И вот тридцатилетний Пеле на своем четвертом чемпионате мира. Душа великого игрока воспротивилась поспешному, сгоряча, отказу. Это был и тот Пеле, что в Швеции, форвард, для которого нет ничего невозможного в фокусах с мячом (лучше сказать, с мячиком), но еще и другой Пеле —схватывающий и предвидящий всю игру, уже не форвард, не диспетчер, а предводитель. Он то играл один, сколько нужно, ни мгновением дольше, то заодно с товарищами, и тоже сколько нужно, без задержки, без лишнего. Уже не худой и эксцентричный — его сложение приобрело скульптурную законченность, мускулатура не ограничивала скользкую ловкость, рост и прыжок давали свободу в игре головой, легкий, неслышный бег неуловимо переходил в удар.
Пеле создавал живой образ игрока, все, что он задумывал, хотел, делал, было Игрой, он добыл, извлек из футбола все невидимое, тайное, головоломное и предъявил. У многих звезд, самых именитых, что-то получается лучше, что-то хуже. Пеле был равен самому себе в любом движении. Он был воплощением футбола. И то, что его называли «королем», это, на мой взгляд, близко лежащее, традиционное прозвище. Я не отвергаю его, пусть — «король». Просто Пеле, верный духу игры, был начисто лишен властолюбия, был истинным демократом, зная, что именно эта «форма правления» торжествует на зеленых подмостках.
Любопытно, что в фильме, ему посвященном, Пеле, отвечая на вопрос, какой из команд он отдает предпочтение — сборной 1958 года или 1970-го, назвал первую, несмотря на то, что и он сам, да и мы все понимаем, что за годы, их разделяющие, игра пошла дальше. Почему же он так ответил? Может быть, потому, что первая команда ему отдавала свою силу и он не мог этого не ценить, не испытывать благодарности, тогда как вторая была сильна его силой.
Со всеми этими впечатлениями я и вернулся из Мексики домой. Они не складывались в хорошо подобранный букет, который можно было преподносить письменно или устно. Из «букета» жестко высовывалась неправота нашей команды перед футболом, тот странный зигзаг, который она совершила, да так, что голова пошла кругом.

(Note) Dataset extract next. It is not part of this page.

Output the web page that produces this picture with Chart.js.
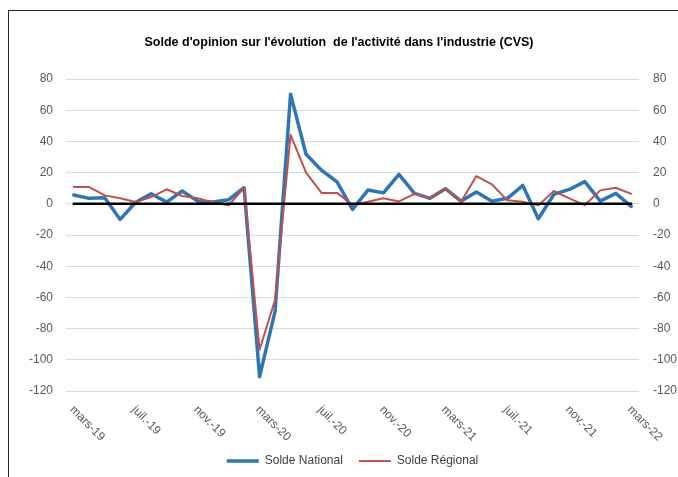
<!DOCTYPE html>
<html>
<head>
<meta charset="utf-8">
<script src="https://cdn.jsdelivr.net/npm/chart.js@4.4.1/dist/chart.umd.min.js"></script>
<style>
  html, body { margin: 0; padding: 0; background: #fff; overflow: hidden; }
  #wrap { position: relative; width: 678px; height: 477px; }
  #frame { position: absolute; left: 8px; top: 10px; width: 720px; height: 520px; border-top: 1px solid #262626; border-left: 1px solid #262626; pointer-events: none; }
</style>
</head>
<body>
<div id="wrap">
  <canvas id="c" width="678" height="477"></canvas>
  <div id="frame"></div>
</div>
<script>
const months = [
  "mars-19","avr.-19","mai-19","juin-19","juil.-19","août-19","sept.-19","oct.-19","nov.-19","déc.-19","janv.-20","févr.-20",
  "mars-20","avr.-20","mai-20","juin-20","juil.-20","août-20","sept.-20","oct.-20","nov.-20","déc.-20","janv.-21","févr.-21",
  "mars-21","avr.-21","mai-21","juin-21","juil.-21","août-21","sept.-21","oct.-21","nov.-21","déc.-21","janv.-22","févr.-22",
  "mars-22"
];
const soldeNational = [
  5.6, 3.5, 3.9, -10, 1, 6.4, 1.1, 8.2, 1.7, 1.1, 2.6, 10.3,
  -110.8, -69, 70.3, 31.8, 21.5, 14, -3.6, 8.8, 7, 18.9, 6.7, 3.5,
  9.7, 1.7, 7.5, 1.7, 3.5, 11.8, -9.6, 6, 9.2, 14.2, 1.7, 6.7,
  -1.7
];
const soldeRegional = [
  10.7, 10.7, 5.4, 3.5, 1.1, 4.3, 9.3, 5, 3.5, 0.9, -1, 10.3,
  -93.6, -61.5, 44.2, 20, 7, 7, -0.8, 1.3, 3.5, 1.5, 6.4, 3.5,
  9.7, 1.1, 17.8, 12.5, 2.2, 1.3, -1, 8.2, 3.5, -0.8, 8.6, 10.3,
  6.4
];
const zeroLine = months.map(() => 0);
const shownLabelStep = 4;
const yMin = -120, yMax = 80, yStep = 20;
const titleText = "Solde d'opinion sur l'évolution  de l'activité dans l'industrie (CVS)";

const FONT = "'Liberation Sans', Arial, sans-serif";

const xLabelPlugin = {
  id: 'xLabels',
  afterDraw(chart) {
    const ctx = chart.ctx;
    const xs = chart.scales.x;
    const bottom = chart.chartArea.bottom;
    ctx.save();
    ctx.font = "12px " + FONT;
    ctx.fillStyle = "#595959";
    ctx.textAlign = "left";
    ctx.textBaseline = "middle";
    for (let i = 0; i < months.length; i += shownLabelStep) {
      const x = xs.getPixelForValue(i);
      ctx.save();
      ctx.translate(x - 2, bottom + 17);
      ctx.rotate(Math.PI / 4);
      ctx.fillText(months[i], 0, 0);
      ctx.restore();
    }
    ctx.restore();
  }
};

new Chart(document.getElementById('c'), {
  type: 'line',
  data: {
    labels: months,
    datasets: [
      { label: 'Zéro', data: zeroLine, borderColor: '#000000', borderWidth: 2.5, pointRadius: 0, order: 0 },
      { label: 'Solde National', data: soldeNational, borderColor: '#2E75B6', backgroundColor: '#2E75B6', borderWidth: 3.5, pointRadius: 0, order: 2 },
      { label: 'Solde Régional', data: soldeRegional, borderColor: '#C0504D', backgroundColor: '#C0504D', borderWidth: 2, pointRadius: 0, order: 1 }
    ]
  },
  options: {
    responsive: false,
    animation: false,
    devicePixelRatio: 1,
    layout: { padding: { left: 0, right: 0, top: 0, bottom: 0 } },
    elements: { line: { tension: 0, borderJoinStyle: 'round', borderCapStyle: 'round' } },
    plugins: {
      title: {
        display: true,
        text: titleText,
        color: '#000000',
        font: { family: FONT, size: 12.5, weight: 'bold' },
        padding: { top: 35, bottom: 29 }
      },
      legend: {
        position: 'bottom',
        fullSize: false,
        labels: {
          filter: (item) => item.datasetIndex !== 0,
          sort: (a, b) => a.datasetIndex - b.datasetIndex,
          usePointStyle: true,
          pointStyle: 'line',
          pointStyleWidth: 32,
          padding: 16,
          color: '#404040',
          font: { family: FONT, size: 12 }
        }
      },
      tooltip: { enabled: false }
    },
    scales: {
      x: {
        type: 'category',
        offset: true,
        grid: { display: false },
        border: { display: false },
        ticks: { display: false },
        afterFit: (s) => { s.height = 48; }
      },
      y: {
        position: 'left',
        min: yMin, max: yMax,
        grid: { color: '#d9d9d9', lineWidth: 1, drawTicks: false },
        border: { display: false },
        ticks: { stepSize: yStep, padding: 13, color: '#595959', font: { family: FONT, size: 12 } },
        afterFit: (s) => { s.width = 66; }
      },
      y2: {
        position: 'right',
        min: yMin, max: yMax,
        grid: { display: false, drawTicks: false },
        border: { display: false },
        ticks: { stepSize: yStep, padding: 14, color: '#595959', font: { family: FONT, size: 12 } },
        afterFit: (s) => { s.width = 39; }
      }
    }
  },
  plugins: [xLabelPlugin]
});
</script>
</body>
</html>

Журналист в любых условиях должен выполнять свои обязанности. И все же, хочешь того или нет, дает о себе знать уровень, на котором работаешь. Не могу представить себя футбольным обозревателем в Люксембурге, на Мальте или Кипре. Для самоуважения, чтобы знать, что имеешь право судить о матчах мирового значения не отвлеченно, не сбоку, а сопоставляя и сравнивая их с теми, которые идут на своих стадионах, испытываешь необходимость, чтобы футбол, который ты представляешь, был представительным.
Не по душе мне, когда в прессе малейшая неудача своих команд сопровождается жалостливыми «к сожалению» и «увы». Это слезинки для приличия, чтобы показать преданность. Они не выручают, пустое дело «ахи» и «охи», всплеск растерянных, слабых рук. Неудача для нас звонок к началу работы.

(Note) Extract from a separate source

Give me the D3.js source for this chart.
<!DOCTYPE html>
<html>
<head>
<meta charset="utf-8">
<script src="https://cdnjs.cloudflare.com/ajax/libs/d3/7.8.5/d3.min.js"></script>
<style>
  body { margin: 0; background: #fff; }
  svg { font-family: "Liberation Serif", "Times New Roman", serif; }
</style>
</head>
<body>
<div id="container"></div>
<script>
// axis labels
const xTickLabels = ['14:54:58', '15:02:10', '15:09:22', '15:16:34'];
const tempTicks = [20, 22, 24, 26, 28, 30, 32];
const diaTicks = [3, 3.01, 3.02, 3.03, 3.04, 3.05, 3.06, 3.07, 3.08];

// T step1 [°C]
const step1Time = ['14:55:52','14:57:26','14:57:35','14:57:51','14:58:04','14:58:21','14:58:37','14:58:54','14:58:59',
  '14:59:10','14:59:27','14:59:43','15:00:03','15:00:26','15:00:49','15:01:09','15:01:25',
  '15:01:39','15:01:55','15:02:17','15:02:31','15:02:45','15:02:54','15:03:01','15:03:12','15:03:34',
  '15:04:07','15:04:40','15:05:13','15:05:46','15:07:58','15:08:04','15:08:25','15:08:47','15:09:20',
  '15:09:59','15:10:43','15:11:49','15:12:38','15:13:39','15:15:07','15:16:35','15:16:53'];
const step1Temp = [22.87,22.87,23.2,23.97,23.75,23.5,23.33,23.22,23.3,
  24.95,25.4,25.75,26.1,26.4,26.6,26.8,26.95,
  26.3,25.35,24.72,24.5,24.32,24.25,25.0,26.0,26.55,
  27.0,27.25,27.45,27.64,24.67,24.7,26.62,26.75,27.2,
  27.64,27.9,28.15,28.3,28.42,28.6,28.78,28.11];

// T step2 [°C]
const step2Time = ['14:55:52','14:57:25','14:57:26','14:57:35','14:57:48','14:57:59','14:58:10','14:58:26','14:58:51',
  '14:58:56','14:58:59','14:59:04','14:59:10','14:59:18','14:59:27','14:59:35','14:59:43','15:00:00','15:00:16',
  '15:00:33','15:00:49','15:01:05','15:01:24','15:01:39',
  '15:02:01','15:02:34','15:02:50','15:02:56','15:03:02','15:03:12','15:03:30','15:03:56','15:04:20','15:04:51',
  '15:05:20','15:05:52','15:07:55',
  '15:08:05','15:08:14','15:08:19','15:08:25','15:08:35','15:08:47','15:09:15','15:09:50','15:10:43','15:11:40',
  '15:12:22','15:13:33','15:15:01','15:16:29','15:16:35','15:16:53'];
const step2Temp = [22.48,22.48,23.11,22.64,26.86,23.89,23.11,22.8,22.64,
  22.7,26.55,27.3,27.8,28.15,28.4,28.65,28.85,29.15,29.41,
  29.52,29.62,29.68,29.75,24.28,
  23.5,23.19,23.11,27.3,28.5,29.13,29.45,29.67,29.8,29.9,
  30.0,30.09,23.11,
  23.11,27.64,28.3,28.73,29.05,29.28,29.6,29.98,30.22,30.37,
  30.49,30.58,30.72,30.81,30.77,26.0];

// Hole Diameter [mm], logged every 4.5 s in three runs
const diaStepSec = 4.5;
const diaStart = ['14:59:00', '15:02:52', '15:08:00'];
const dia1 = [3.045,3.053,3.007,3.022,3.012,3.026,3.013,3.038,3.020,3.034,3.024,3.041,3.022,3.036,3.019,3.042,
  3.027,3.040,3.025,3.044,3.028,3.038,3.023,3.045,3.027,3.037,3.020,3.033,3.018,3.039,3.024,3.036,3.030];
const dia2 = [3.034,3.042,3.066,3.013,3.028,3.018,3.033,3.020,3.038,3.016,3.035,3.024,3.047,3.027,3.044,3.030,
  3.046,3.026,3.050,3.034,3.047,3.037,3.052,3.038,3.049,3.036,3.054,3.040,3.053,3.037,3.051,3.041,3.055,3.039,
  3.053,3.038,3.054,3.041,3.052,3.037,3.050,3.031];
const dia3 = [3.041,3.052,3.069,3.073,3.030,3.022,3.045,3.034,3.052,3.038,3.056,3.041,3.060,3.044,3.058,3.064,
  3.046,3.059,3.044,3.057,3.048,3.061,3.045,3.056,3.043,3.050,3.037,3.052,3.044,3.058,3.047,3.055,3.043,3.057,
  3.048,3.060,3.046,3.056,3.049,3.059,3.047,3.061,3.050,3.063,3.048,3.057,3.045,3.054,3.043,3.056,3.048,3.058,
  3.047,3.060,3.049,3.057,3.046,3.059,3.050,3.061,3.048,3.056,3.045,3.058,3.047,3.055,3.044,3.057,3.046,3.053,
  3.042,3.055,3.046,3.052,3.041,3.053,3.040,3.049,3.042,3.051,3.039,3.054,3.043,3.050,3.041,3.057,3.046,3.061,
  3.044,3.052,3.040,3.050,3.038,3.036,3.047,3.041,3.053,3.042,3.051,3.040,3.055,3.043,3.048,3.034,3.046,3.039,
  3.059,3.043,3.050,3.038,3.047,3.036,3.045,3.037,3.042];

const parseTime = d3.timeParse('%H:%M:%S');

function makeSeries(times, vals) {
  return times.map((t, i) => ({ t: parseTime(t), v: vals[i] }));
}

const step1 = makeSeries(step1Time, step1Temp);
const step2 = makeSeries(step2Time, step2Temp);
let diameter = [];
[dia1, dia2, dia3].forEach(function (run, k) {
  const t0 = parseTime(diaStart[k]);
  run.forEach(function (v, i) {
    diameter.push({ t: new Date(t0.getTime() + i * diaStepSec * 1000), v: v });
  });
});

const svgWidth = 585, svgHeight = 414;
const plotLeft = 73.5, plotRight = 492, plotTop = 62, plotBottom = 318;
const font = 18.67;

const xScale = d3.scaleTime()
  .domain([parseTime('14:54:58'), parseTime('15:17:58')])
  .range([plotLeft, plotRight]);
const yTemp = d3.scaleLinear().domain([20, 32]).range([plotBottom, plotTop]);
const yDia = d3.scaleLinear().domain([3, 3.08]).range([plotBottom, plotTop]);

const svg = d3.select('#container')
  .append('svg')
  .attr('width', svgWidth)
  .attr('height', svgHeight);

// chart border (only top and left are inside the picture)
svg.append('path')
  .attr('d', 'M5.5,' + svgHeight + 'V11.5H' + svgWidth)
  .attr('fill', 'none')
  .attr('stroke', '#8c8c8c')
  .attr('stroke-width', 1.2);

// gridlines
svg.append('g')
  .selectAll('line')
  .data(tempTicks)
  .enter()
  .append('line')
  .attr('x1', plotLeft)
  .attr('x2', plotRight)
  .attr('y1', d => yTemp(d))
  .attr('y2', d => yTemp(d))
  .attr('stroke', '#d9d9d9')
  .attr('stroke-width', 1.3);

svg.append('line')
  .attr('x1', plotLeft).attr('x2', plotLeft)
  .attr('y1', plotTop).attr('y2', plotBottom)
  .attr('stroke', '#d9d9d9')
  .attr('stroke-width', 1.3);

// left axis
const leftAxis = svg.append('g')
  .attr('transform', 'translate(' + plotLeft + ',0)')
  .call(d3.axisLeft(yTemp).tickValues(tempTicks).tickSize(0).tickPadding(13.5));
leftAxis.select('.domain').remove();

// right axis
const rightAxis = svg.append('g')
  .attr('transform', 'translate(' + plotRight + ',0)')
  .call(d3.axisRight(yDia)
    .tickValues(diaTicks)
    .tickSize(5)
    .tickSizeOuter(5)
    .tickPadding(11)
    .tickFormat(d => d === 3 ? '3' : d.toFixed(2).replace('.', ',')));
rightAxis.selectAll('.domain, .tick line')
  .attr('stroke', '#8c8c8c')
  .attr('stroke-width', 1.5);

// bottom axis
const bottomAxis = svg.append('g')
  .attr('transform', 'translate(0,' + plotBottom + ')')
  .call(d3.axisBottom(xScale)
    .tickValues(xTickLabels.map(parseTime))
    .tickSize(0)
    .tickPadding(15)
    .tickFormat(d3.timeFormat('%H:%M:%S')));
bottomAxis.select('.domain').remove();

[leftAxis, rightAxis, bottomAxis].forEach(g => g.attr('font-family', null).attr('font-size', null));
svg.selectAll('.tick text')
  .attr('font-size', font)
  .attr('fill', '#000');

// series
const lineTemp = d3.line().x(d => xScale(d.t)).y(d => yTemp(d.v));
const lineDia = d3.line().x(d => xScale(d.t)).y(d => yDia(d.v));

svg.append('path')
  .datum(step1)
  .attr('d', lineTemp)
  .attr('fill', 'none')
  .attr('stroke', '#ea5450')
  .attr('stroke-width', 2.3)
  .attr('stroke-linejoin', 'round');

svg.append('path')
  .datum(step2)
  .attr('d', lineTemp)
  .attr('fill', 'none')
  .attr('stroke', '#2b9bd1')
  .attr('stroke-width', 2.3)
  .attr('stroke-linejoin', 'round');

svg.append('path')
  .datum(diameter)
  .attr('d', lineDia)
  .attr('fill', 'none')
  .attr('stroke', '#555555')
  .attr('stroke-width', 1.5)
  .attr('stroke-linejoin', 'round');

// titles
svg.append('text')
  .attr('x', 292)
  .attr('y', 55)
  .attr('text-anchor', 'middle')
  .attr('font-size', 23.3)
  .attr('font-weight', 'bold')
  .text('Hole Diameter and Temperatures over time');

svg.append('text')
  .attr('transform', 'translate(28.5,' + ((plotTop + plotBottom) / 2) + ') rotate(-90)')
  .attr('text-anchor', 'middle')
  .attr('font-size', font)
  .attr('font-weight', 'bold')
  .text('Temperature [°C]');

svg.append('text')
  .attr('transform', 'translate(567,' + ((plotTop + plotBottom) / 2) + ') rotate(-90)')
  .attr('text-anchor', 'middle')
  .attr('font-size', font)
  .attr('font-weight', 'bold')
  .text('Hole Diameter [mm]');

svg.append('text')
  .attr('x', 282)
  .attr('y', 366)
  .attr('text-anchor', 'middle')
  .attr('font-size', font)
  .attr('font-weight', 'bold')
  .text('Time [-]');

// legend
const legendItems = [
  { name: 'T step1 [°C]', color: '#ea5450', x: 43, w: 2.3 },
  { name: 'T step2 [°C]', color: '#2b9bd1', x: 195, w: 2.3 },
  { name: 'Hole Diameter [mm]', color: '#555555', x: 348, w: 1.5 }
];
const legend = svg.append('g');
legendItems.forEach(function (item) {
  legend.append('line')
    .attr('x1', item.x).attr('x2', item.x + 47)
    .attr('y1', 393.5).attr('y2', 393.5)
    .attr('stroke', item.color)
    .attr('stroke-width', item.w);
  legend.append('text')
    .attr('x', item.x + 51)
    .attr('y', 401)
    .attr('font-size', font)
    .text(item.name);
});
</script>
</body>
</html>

Осенью 1986 года киевское «Динамо» в розыгрыше Кубка чемпионов переиграло «Селтик» из Шотландии, а год спустя в том же турнире уступило «Глазго Рейнджерсу», клубу из той же страны и такого же класса. В первом случае все подавалось как должное, а во втором — растерянное «к сожалению». Но за год киевское «Динамо» пошло на снижение, это и должно было стать предметом репортерских исследований и забот.

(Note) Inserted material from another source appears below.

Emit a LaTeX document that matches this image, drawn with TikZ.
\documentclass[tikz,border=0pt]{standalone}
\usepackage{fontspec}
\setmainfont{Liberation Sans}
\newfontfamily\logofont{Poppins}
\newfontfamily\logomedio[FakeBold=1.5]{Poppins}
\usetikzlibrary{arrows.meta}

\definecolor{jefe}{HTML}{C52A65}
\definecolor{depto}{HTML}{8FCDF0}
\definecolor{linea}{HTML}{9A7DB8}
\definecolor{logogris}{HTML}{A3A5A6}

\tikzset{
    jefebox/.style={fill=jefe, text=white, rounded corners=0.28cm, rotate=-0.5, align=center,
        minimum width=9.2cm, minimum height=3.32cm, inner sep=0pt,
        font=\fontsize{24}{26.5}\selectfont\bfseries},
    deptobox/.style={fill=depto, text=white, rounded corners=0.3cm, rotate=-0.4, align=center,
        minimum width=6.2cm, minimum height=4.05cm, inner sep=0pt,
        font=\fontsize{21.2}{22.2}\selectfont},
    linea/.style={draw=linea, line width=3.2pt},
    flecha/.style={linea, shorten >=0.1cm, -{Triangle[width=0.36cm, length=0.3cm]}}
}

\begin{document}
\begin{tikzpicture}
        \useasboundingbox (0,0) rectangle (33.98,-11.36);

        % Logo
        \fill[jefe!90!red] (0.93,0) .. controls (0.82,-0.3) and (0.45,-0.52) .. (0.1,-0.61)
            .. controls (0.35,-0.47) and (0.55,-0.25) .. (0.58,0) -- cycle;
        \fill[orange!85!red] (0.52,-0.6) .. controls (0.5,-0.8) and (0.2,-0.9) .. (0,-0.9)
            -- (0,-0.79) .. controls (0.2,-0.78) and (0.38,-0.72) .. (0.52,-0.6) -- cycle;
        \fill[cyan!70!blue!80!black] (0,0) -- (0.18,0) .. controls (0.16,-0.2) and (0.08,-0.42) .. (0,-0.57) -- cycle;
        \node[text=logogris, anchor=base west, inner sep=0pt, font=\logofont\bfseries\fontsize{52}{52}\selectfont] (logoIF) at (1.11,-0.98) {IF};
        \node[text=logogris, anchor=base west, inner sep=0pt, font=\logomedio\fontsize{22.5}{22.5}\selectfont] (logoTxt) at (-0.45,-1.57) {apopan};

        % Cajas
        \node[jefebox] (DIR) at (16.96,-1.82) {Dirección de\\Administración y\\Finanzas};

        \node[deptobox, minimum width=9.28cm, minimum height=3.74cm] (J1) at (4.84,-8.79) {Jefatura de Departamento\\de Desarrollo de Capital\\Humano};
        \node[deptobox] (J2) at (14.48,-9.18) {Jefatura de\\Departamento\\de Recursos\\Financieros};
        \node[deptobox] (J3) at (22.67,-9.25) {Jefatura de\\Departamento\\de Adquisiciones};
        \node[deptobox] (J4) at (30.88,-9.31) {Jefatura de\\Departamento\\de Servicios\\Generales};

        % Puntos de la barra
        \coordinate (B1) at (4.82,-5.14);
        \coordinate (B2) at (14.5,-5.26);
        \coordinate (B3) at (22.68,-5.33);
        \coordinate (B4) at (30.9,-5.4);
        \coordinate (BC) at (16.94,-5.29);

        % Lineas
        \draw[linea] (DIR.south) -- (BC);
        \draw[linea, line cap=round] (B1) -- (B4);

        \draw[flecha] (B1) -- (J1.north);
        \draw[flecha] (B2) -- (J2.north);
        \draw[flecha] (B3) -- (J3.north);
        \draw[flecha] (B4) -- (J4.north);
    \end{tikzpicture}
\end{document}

Как не сочувствовать своим футболистам, знакомым, близким, как за них не болеть! Но для журналистов чистой воды любительство поддаться сожалениям и отвернуться от смысла происшедшего. Иногда хочется пойти на стадион просто поболеть за какую- нибудь команду, как в юные годы. И не получается. Видишь, что противник играет лучше, и его победу, которая, казалось бы, должна тебя огорчить, воспринимаешь как логичную, и, хотя тебе не нужно писать о матче, в голове выстраивается рецензия, ничего общего не имеющая с симпатиями, которые ощущал, едучи на стадион.
Все это я отчетливо пережил на двух следующих чемпионатах: в 1974 году в ФРГ и в 1978-м в Аргентине. Там нашей сборной не было, и мы, журналисты из Советского Союза, смахивали на туристов. Необязательность давала о себе знать на каждом шагу.